The 2008 financial crisis had a profound impact on both the United States and the world. While it’s widely recognized, many people, especially those without a background in economics or finance, don’t fully understand the root causes beyond knowing that it was a major event. This short essay aims to provide clarity, as I believe anyone can grasp the essentials of the 2008 crisis if given a clear, step-by-step explanation free of unnecessary jargon. And widespread knowledge is essential to preventing such an economic and social disaster from occurring again.
Background: The US Housing Market
Our explanation begins with the situation in the US housing market before the crash. For years preceding 2008, the market experienced a continual rise in housing prices. Houses in the United States were in high demand, and everyone was willing to pay higher prices for them. As the prices kept rising, the banks began giving more risky loans. A loan's risk depends on the person who requested the loan and their ability to pay. Hence, more risky loans mean lending to people with a higher chance of being unable to pay loans. However, the banks were willing to give loans on homes because of the rising house prices. They thought that if people were unable to pay back the loans, they could simply take the house and make back their investment.
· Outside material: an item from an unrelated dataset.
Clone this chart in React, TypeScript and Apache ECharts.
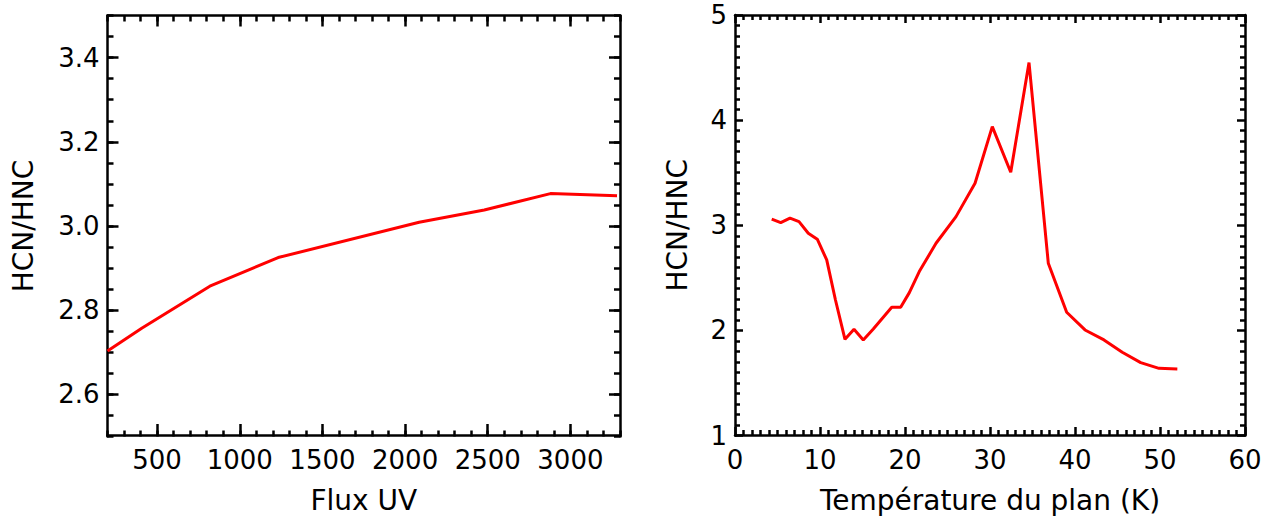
import React, { useEffect, useRef } from "react";
import * as echarts from "echarts";

// Left panel: HCN/HNC vs UV flux
const fluxX = [200, 407, 819, 1232, 2085, 2479, 2879, 3282];
const fluxRatio = [2.703, 2.757, 2.857, 2.925, 3.009, 3.038, 3.077, 3.072];
const fluxTicks = [500, 1000, 1500, 2000, 2500, 3000];
const ratioTicksLeft = [2.6, 2.8, 3.0, 3.2, 3.4];

// Right panel: HCN/HNC vs temperature
const tempX = [4.32, 5.38, 6.47, 7.53, 8.62, 9.68, 10.79, 11.82, 12.94, 14.0, 15.09, 16.27, 18.44, 19.49, 20.51, 21.68, 23.65, 26.0, 28.24, 30.27, 32.44, 34.59, 36.86, 39.02, 41.18, 43.41, 45.56, 47.73, 49.88, 52.04];
const tempRatio = [3.059, 3.025, 3.067, 3.034, 2.924, 2.867, 2.67, 2.289, 1.915, 2.01, 1.909, 2.013, 2.22, 2.22, 2.359, 2.559, 2.829, 3.082, 3.4, 3.938, 3.504, 4.547, 2.638, 2.172, 2.004, 1.909, 1.792, 1.693, 1.639, 1.633];

const FONT = "DejaVu Sans";
const LW = 2.5;

export default function App() {
  const ref = useRef<HTMLDivElement>(null);
  useEffect(() => {
    if (!ref.current) return;
    const chart = echarts.init(ref.current, null, { renderer: "svg" });
    const lbl = { fontFamily: FONT, fontSize: 26, color: "#000" };
    const nameStyle = { fontFamily: FONT, fontSize: 28, color: "#000" };
    const line = (show: boolean) => ({ show, lineStyle: { color: "#000", width: LW } });
    const tick = (len: number, extra: any = {}) => ({ show: true, inside: true, length: len, lineStyle: { color: "#000", width: LW }, ...extra });
    const minor = { show: true, splitNumber: 10, length: 5, lineStyle: { color: "#000", width: LW } };
    const noLabel = { show: false };
    const noSplit = { show: false };
    const plain = (v: number) => String(v);
    const hidden = (gridIndex: number, min: number, max: number) => ({
      type: "value", gridIndex, min, max, show: false,
      axisLine: { show: false }, axisTick: { show: false }, axisLabel: noLabel, splitLine: noSplit,
    });

    const L = { left: 107.5, top: 15.5, width: 512.5, height: 421 };
    const R = { left: 735, top: 15, width: 510, height: 420.5 };
    // grids: 0 left data, 1 left x major, 2 left x minor, 3 left y major, 4 left y minor,
    //        5 right data, 6 right x, 7 right y
    const grids = [L, L, L, L, L, R, R, R];

    const xL = { min: 200, max: 3300 };
    const yL = { min: 2.5, max: 3.5 };

    const xAxes: any[] = [
      hidden(0, 200, 3300), // 0
      { type: "value", gridIndex: 1, position: "bottom", ...xL, name: "Flux UV", nameLocation: "middle", nameGap: 51, nameTextStyle: nameStyle,
        axisLine: line(true), axisTick: tick(11, { customValues: fluxTicks }), axisLabel: { ...lbl, margin: 12, customValues: fluxTicks, formatter: plain }, splitLine: noSplit }, // 1
      { type: "value", gridIndex: 1, position: "top", ...xL, axisLine: line(true), axisTick: tick(11, { customValues: fluxTicks }), axisLabel: noLabel, splitLine: noSplit }, // 2
      { type: "value", gridIndex: 2, position: "bottom", ...xL, interval: 100, axisLine: line(false), axisTick: tick(6), axisLabel: noLabel, splitLine: noSplit }, // 3
      { type: "value", gridIndex: 2, position: "top", ...xL, interval: 100, axisLine: line(false), axisTick: tick(6), axisLabel: noLabel, splitLine: noSplit }, // 4
      hidden(3, 1, 2), // 5
      hidden(4, 1, 2), // 6
      hidden(5, 0, 60), // 7
      { type: "value", gridIndex: 6, position: "bottom", min: 0, max: 60, interval: 10, name: "Température du plan (K)", nameLocation: "middle", nameGap: 51, nameTextStyle: nameStyle,
        axisLine: line(true), axisTick: tick(8), minorTick: minor, axisLabel: { ...lbl, margin: 12, formatter: plain }, splitLine: noSplit }, // 8
      { type: "value", gridIndex: 6, position: "top", min: 0, max: 60, interval: 10,
        axisLine: line(true), axisTick: tick(8), minorTick: minor, axisLabel: noLabel, splitLine: noSplit }, // 9
      hidden(7, 1, 2), // 10
    ];

    const yAxes: any[] = [
      hidden(0, 2.5, 3.5), // 0
      hidden(1, 1, 2), // 1
      hidden(2, 1, 2), // 2
      { type: "value", gridIndex: 3, position: "left", ...yL, name: "HCN/HNC", nameLocation: "middle", nameGap: 70, nameTextStyle: nameStyle,
        axisLine: line(true), axisTick: tick(11, { customValues: ratioTicksLeft }),
        axisLabel: { ...lbl, margin: 8, customValues: ratioTicksLeft, formatter: (v: number) => v.toFixed(1) }, splitLine: noSplit }, // 3
      { type: "value", gridIndex: 3, position: "right", ...yL, axisLine: line(true), axisTick: tick(11, { customValues: ratioTicksLeft }), axisLabel: noLabel, splitLine: noSplit }, // 4
      { type: "value", gridIndex: 4, position: "left", ...yL, interval: 0.05, axisLine: line(false), axisTick: tick(6), axisLabel: noLabel, splitLine: noSplit }, // 5
      { type: "value", gridIndex: 4, position: "right", ...yL, interval: 0.05, axisLine: line(false), axisTick: tick(6), axisLabel: noLabel, splitLine: noSplit }, // 6
      hidden(5, 1, 5), // 7
      hidden(6, 1, 2), // 8
      { type: "value", gridIndex: 7, position: "left", min: 1, max: 5, interval: 1, name: "HCN/HNC", nameLocation: "middle", nameGap: 44, nameTextStyle: nameStyle,
        axisLine: line(true), axisTick: tick(8), minorTick: minor, axisLabel: { ...lbl, margin: 8, formatter: plain }, splitLine: noSplit }, // 9
      { type: "value", gridIndex: 7, position: "right", min: 1, max: 5, interval: 1,
        axisLine: line(true), axisTick: tick(8), minorTick: minor, axisLabel: noLabel, splitLine: noSplit }, // 10
    ];

    chart.setOption({
      animation: false,
      backgroundColor: "#fff",
      grid: grids,
      xAxis: xAxes,
      yAxis: yAxes,
      series: [
        { type: "line", xAxisIndex: 0, yAxisIndex: 0, data: fluxX.map((x, i) => [x, fluxRatio[i]]), showSymbol: false, symbol: "none",
          lineStyle: { color: "#ff0000", width: 3 } },
        { type: "line", xAxisIndex: 7, yAxisIndex: 7, data: tempX.map((x, i) => [x, tempRatio[i]]), showSymbol: false, symbol: "none",
          lineStyle: { color: "#ff0000", width: 3 } },
      ],
    });
    return () => chart.dispose();
  }, []);
  return <div ref={ref} style={{ position: "fixed", left: 0, top: 0, width: 1265, height: 519, background: "#fff" }} />;
}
Risky Loans and Investment Bundles
These risky loans were not always kept by the banks. They were often bundled together and sold to other companies as an investment. When banks give people loans, like for buying houses, they can bundle lots of these loans together and sell them to other companies, such as investment firms. For example, if a bank gives out 1,000 home loans, it can sell this bundle to investors. The bank gets cash right away, which they can use to make more loans, and they don’t have to worry about whether people will pay their loans back. The investors, on the other hand, buy the bundle because they’ll earn money from the loan payments and interest. It’s like the bank handing over the responsibility for collecting payments.
The Crisis Hits
The problem arises when the banks are no longer cautious. If many people can’t pay their loans, the investors lose money, which happened in the 2008 financial crisis. As more people defaulted on their loans, the housing market started to collapse, leading to massive financial losses and triggering a global economic downturn.